Healthy soil forms a living, porous underground matrix, built from organic matter, mineral particles, fungal networks and billions of microbial organisms. This network absorbs, stores and releases water in a process known as evapotranspiration. This process exports roughly 80 watts per square meter of solar energy back into the atmosphere, making it Earth’s primary thermal regulator. 

A single cubic meter of healthy soil can contain 25,000 kilometres of fungal hyphae. When we degrade that structure through intensive, monocrop agriculture, we don’t just undermine our primary food source; we are actively dismantling the planet’s most powerful cooling mechanism. Restoring it could offset a cooling force three times larger than the total warming effect of all human-induced greenhouse gases combined.

Let’s imagine for a moment that human-induced climate change did not exist. The case for global soil restoration would remain potent. 

The most recent war in Iran has reminded us just how dependent our food systems are on fossil fuel-derived fertilizers. The conflict drove up input costs across global supply chains, squeezing the margins of smallholder farmers, who were already operating on the edge. 

Smallholder farmers produce around a third of the world’s food, yet they receive less than 1% of global climate finance. In sub-Saharan Africa and Asia, that figure rises to 70-80% of total food supply. When their margins collapse, food systems collapse along with them. 

A 28-member farming group in Machakos, Kenya farms a 4-acre plot where they grow oranges, avocado, vegetables, maize; smallholder farmers
A 28-member farming group in Machakos, Kenya farms a 4-acre plot where they grow oranges, avocado, vegetables, maize. Photo: Wikimedia Commons.

Regenerative farming has to be part of the solution. By rebuilding soil organic matter, farmers can reduce their reliance on synthetic inputs, improve water retention, and restore the productivity of land that industrial methods have exhausted in the long term.
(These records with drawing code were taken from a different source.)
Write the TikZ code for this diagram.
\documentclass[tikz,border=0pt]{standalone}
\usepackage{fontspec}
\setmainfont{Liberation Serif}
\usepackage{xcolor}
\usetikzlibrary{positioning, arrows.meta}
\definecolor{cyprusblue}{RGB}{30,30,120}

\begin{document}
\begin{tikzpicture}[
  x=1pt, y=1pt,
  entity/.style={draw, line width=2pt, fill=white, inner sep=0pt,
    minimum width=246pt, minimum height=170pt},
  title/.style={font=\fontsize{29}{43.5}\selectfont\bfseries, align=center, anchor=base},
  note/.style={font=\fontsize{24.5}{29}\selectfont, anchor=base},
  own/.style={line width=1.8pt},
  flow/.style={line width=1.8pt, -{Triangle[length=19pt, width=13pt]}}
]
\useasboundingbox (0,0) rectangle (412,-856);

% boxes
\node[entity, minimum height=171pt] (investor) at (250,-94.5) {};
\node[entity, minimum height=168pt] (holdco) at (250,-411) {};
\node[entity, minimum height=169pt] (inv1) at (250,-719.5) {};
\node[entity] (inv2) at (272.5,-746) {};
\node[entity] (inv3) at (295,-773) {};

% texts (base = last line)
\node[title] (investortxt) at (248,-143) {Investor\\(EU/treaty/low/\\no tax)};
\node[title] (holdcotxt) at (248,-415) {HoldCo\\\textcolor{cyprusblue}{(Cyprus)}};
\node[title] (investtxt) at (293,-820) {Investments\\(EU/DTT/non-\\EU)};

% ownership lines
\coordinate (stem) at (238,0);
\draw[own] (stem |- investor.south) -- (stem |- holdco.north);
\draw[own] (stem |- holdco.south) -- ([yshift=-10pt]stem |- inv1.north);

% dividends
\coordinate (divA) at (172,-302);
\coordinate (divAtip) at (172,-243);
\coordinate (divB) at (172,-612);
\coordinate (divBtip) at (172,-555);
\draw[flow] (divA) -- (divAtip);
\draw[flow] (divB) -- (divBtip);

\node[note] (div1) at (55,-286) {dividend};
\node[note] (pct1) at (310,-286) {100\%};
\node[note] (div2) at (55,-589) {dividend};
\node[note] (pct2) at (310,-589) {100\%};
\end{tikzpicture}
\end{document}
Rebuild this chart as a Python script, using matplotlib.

Research from the US state of Kansas suggests that a full transition to regenerative practices could increase farm profitability by 120% over time. Every 1% increase in soil organic matter allows a hectare to retain an additional 250,000 litres of water – the equivalent of a small swimming pool. 

The world needs climate strategies with fast returns. 2026 is shaping up to be another record-breaking year for extreme weather. The return of the El Niño climate pattern is expected to intensify patterns of heat and drought that were already unprecedented.

This is perfectly in tune with our current trajectory. Heatwaves, floods and droughts are becoming more frequent, severe and economically devastating. Global drought-related damages now exceed $307 billion annually. As the need for climate readjustment accelerates, we cannot afford to rely solely on carbon reductions that will take decades to stabilize runaway temperatures. 

Soil restoration is different. The total energy imbalance currently driving global warming sits at approximately 0.9 watts per square meter. Restoring healthy soil and vegetation cover could reactivate a cooling force of up to 3.0 watts per square meter – not in 50 years, but through changes that begin the moment degraded land starts to recover. Improved soil health across global agricultural lands could also sequester an estimated 3-5 gigatonnes of CO2 annually. This is why we must pursue soil restoration alongside carbon reduction as a climate strategy. Soil restoration is carbon reduction.

Soil restoration will not just buffer us against rising temperatures. It can help alleviate water scarcity, support food systems that are coming under increasing pressure, and insulate farming communities from the volatility of international fertilizer trade. 

Governments around the world must stop treating soil health purely as a farming issue. Healthy soils are essential national, and global, infrastructure. They are our reservoirs, our breadbaskets, our carbon sponges, our heat regulators, and the foundation of our economic survival. 

Without a globally binding framework for soil protection, comparable to the Paris Agreement for the atmosphere or UNCLOS for the oceans, progress will remain piecemeal and inadequate.

The ground beneath our feet will turn to dirt if we treat it as such. Soil is the world’s most vital organ; it’s time to take it off life support.